The fundamental concept behind the design of the Xeno III is that a car is a robotic skin that you wear, and just as your body features and fashion identify you as an individual so should your car design. According to Pugh, "the nature of assembly line production and mass marketing has created an automotive landscape populated with homogenous design clones." The shocking style and forms of the Xeno III identify it as something as unique as the character of its individual owner.
The most obvious features of the Xeno III are its sharp-faceted forms and jagged shapes. Contrary to first impression, it is not a stealth inspired design. Pugh explains, "the surfaces of Xeno III present the possibility of mathematically pure forms that combine simple geometry with 'subset fractal proportioning'. Its aesthetic represents the most logical probability of what the first generation of carbon diamondoid materials may look like."
This new diamondoid material would have 60 times the strength of steel at a fraction of the weight, could be transparent and could also have animated surface qualities. The body styling of Xeno III blends transparent areas with opaque regions and exotic textures to illustrate this potential.
The Xeno III combines two seemingly contradictory ideas in its fuel system/power plant setup – incorporating clean alternative fuel and high performance.
Conceptually this combination represents an important futuristic idea. Today’s vehicle is fueled up, it uses this fuel to drive it, and gives out some sort of emission as a by-product. This can be called an “open loop system” . Pugh proposes a closed-loop system, where the emissions will be captured and recombined into usable fuel through solar power on board or while the vehicle is parked – producing no by-product other than heat.
The Xeno III is not a closed loop system, but with its high performance and low emissions, it represents the possibility of closed loop technology, where high power and cleanliness could exist simultaneously.
The engineering and style of the Xeno III are balanced equally - the chassis and body are woven together in a complex anatomy with no dominant component.
As a 'robotic extension of the body', the Xeno III contains and surrounds its driver in a unique way. The shock absorbers are armrests, the suspension wraps around the legs, the windscreen is a 'headdress'. The car offers a combination of aerospace construction methods and jewelry-like detailing.
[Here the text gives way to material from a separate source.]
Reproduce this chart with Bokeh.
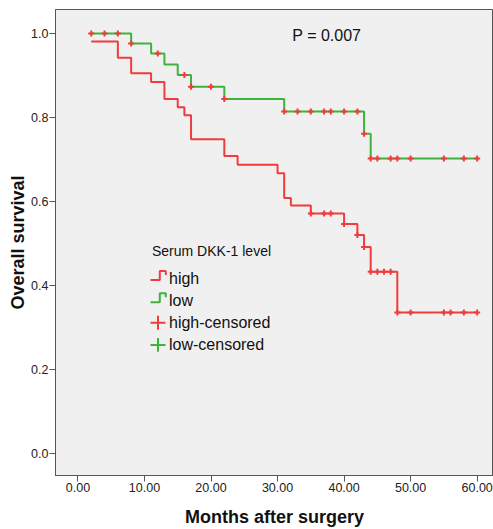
import numpy as np
from bokeh.plotting import figure
from bokeh.models import (Range1d, ColumnDataSource, Label, PolyAnnotation,
                          NumeralTickFormatter, FixedTicker)
from bokeh.embed import file_html
from bokeh.resources import INLINE

# ---- data ----
high_times = [2, 6, 8, 11, 13, 15, 16, 17, 22, 24, 30, 31, 32, 35, 40, 42, 43, 44, 48, 60]
high_surv = [0.981, 0.942, 0.905, 0.884, 0.844, 0.824, 0.805, 0.748, 0.708, 0.687,
             0.667, 0.608, 0.590, 0.571, 0.546, 0.520, 0.491, 0.432, 0.335, 0.335]
high_censored = [35, 37, 38, 40, 42, 43, 44, 45, 46, 47, 48, 50, 55, 56, 58, 60]

low_times = [2, 8, 11, 13, 15, 17, 22, 31, 43, 44, 60]
low_surv = [1.0, 0.976, 0.952, 0.926, 0.901, 0.873, 0.844, 0.814, 0.761, 0.702, 0.702]
low_censored = [2, 4, 6, 8, 12, 16, 17, 20, 22, 31, 33, 35, 37, 38, 40, 42, 43,
                44, 45, 47, 48, 50, 55, 58, 60]

x_ticks = [0, 10, 20, 30, 40, 50, 60]
y_ticks = [0.0, 0.2, 0.4, 0.6, 0.8, 1.0]
legend_title = "Serum DKK-1 level"
legend_labels = ["high", "low", "high-censored", "low-censored"]
p_value_text = "P = 0.007"

RED = "#f03c3c"
GREEN = "#3cb43c"
FONT = "Liberation Sans"
TXT = "#111111"

# ---- layout ----
W, H = 493, 529
FL, FT, FB = 55, 9, 479          # frame left / top / bottom (page px)
X0, XS = -3.37, 6.654            # data x at frame left, px per month
Y_TOP, YS = 1.057, 423.3         # data y at frame top, px per unit


def px2x(px):
    return X0 + (px - FL) / XS


def px2y(py):
    return Y_TOP - (py - FT) / YS


def surv_at(times, surv, tc):
    t = np.asarray(times, dtype=float)
    s = np.asarray(surv, dtype=float)
    idx = np.searchsorted(t, np.asarray(tc, dtype=float), side="right") - 1
    return s[idx]


p = figure(width=W, height=H, output_backend="svg", toolbar_location=None,
           x_range=Range1d(px2x(FL), px2x(W)), y_range=Range1d(px2y(FB), px2y(FT)),
           min_border_left=FL, min_border_right=0, min_border_top=FT,
           min_border_bottom=H - FB)
p.background_fill_color = "#f0f0f0"
p.border_fill_color = "white"
p.outline_line_color = "#555555"
p.grid.visible = False

p.step(high_times, high_surv, mode="after", line_color=RED, line_width=2)
p.step(low_times, low_surv, mode="after", line_color=GREEN, line_width=2)

hc = ColumnDataSource(dict(x=high_censored, y=surv_at(high_times, high_surv, high_censored)))
lc = ColumnDataSource(dict(x=low_censored, y=surv_at(low_times, low_surv, low_censored)))
p.scatter("x", "y", source=hc, marker="cross", size=6, line_color=RED, line_width=2)
p.scatter("x", "y", source=lc, marker="cross", size=6, line_color=RED, line_width=2)

# ---- legend (drawn manually to get SPSS-like step icons) ----
p.add_layout(Label(x=px2x(151.5), y=px2y(252.7), text=legend_title, text_font=FONT,
                   text_font_size="14px", text_baseline="middle", text_color=TXT))
item_y = [280.0, 302.5, 325.0, 347.3]
icon_colors = [RED, GREEN, RED, GREEN]
for i, (lab, yc, col) in enumerate(zip(legend_labels, item_y, icon_colors)):
    p.add_layout(Label(x=px2x(168.5), y=px2y(yc), text=lab, text_font=FONT,
                       text_font_size="16px", text_baseline="middle", text_color=TXT))
    if i < 2:
        pts = [(150, yc + 1.7), (159.3, yc + 1.7), (159.3, yc - 7.3),
               (165.3, yc - 7.3), (165.3, yc - 3.3)]
        path = pts + pts[-2:0:-1]
        p.add_layout(PolyAnnotation(xs=[px2x(a) for a, b in path],
                                    ys=[px2y(b) for a, b in path],
                                    fill_alpha=0, line_color=col, line_alpha=1.0,
                                    line_width=2))
    else:
        for seg in ([(150, yc), (165, yc)], [(157.5, yc - 7), (157.5, yc + 7)]):
            p.add_layout(PolyAnnotation(xs=[px2x(a) for a, b in seg],
                                        ys=[px2y(b) for a, b in seg],
                                        fill_alpha=0, line_color=col, line_alpha=1.0,
                                        line_width=2))

p.add_layout(Label(x=px2x(291.8), y=px2y(35), text=p_value_text, text_font=FONT,
                   text_font_size="16px", text_baseline="middle", text_color=TXT))

for ax in (p.xaxis[0], p.yaxis[0]):
    ax.axis_line_color = "#555555"
    ax.major_tick_line_color = "#555555"
    ax.major_tick_out = 6
    ax.major_tick_in = 0
    ax.minor_tick_line_color = None
    ax.major_label_standoff = 1
    ax.major_label_text_font = FONT
    ax.major_label_text_font_size = "12.5px"
    ax.major_label_text_color = "#222222"
    ax.axis_label_text_font = FONT
    ax.axis_label_text_font_size = "18px"
    ax.axis_label_text_font_style = "bold"
    ax.axis_label_text_color = TXT

p.xaxis[0].ticker = FixedTicker(ticks=x_ticks)
p.xaxis[0].formatter = NumeralTickFormatter(format="0.00")
p.xaxis[0].axis_label = "Months after surgery"
p.xaxis[0].axis_label_standoff = 12
p.yaxis[0].ticker = FixedTicker(ticks=y_ticks)
p.yaxis[0].formatter = NumeralTickFormatter(format="0.0")
p.yaxis[0].axis_label = "Overall survival"
p.yaxis[0].axis_label_standoff = 0

open("out.html", "w").write(file_html(p, INLINE))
The headlights and taillights, for example, are an intricate assembly of machined aluminum parts holding the halogen and LED arrays much like a diamond is held by a clutch in a ring.
The Xeno III is indeed a very personal concept car. It is one of a kind, and it is also intended as a piece of functional art, built with the best of today’s materials, and made to last generations if properly maintained.
An ultra low emissions vehicle, Xeno III is powered by natural gas. The technology and infrastructure available today make natural gas an attractive choice of fuel. In addition, the performance of a natural gas vehicle is comparable to that of a gasoline powered vehicle.
Natural gas is also a bridge fuel to hydrogen. The research and development behind the Xeno III’s natural gas system will make a relatively easy upgrade to hydrogen possible in the future. Natural gas also allows for home refueling, and Xeno III will be equipped with a stationary home fueling unit.
Nick Pugh studied Transportation Design in Pasadena, at Art Center College of Design. In 1989, during an internship at Renault's design department in Paris, Pugh discovered deconstructivist architecture. Forms and compositions by Lebbeus Woods and other avant-garde architects influenced Pugh's developing style. He was already influenced by fractal mathematics - both his father and his stepmother are mathematicians.
While studying at Art Center, Pugh's angular and edgy style influenced other students and the industry alike - he is credited as one of the creators of the ‘new edge design’ aesthetic.
He is the founder of NGV-USA, and created a patented fuel storage chassis that increases the range of natural gas powered vehicles. His work in the entertainment field includes projects for Warner Brothers, Universal TV, and Hearst Entertainment.
He currently works for Rhythm and Hues Studios on projects ranging from TV commercials and feature films to motion rides. Pugh’s work has been featured in Wired and Metropolis magazines, and he was a featured guest on the recent TV show “Weird Wheels.” He is a central figure in the new book 'Build the Perfect Beast' by Mark Christensen, which chronicles the building of the Xeno III.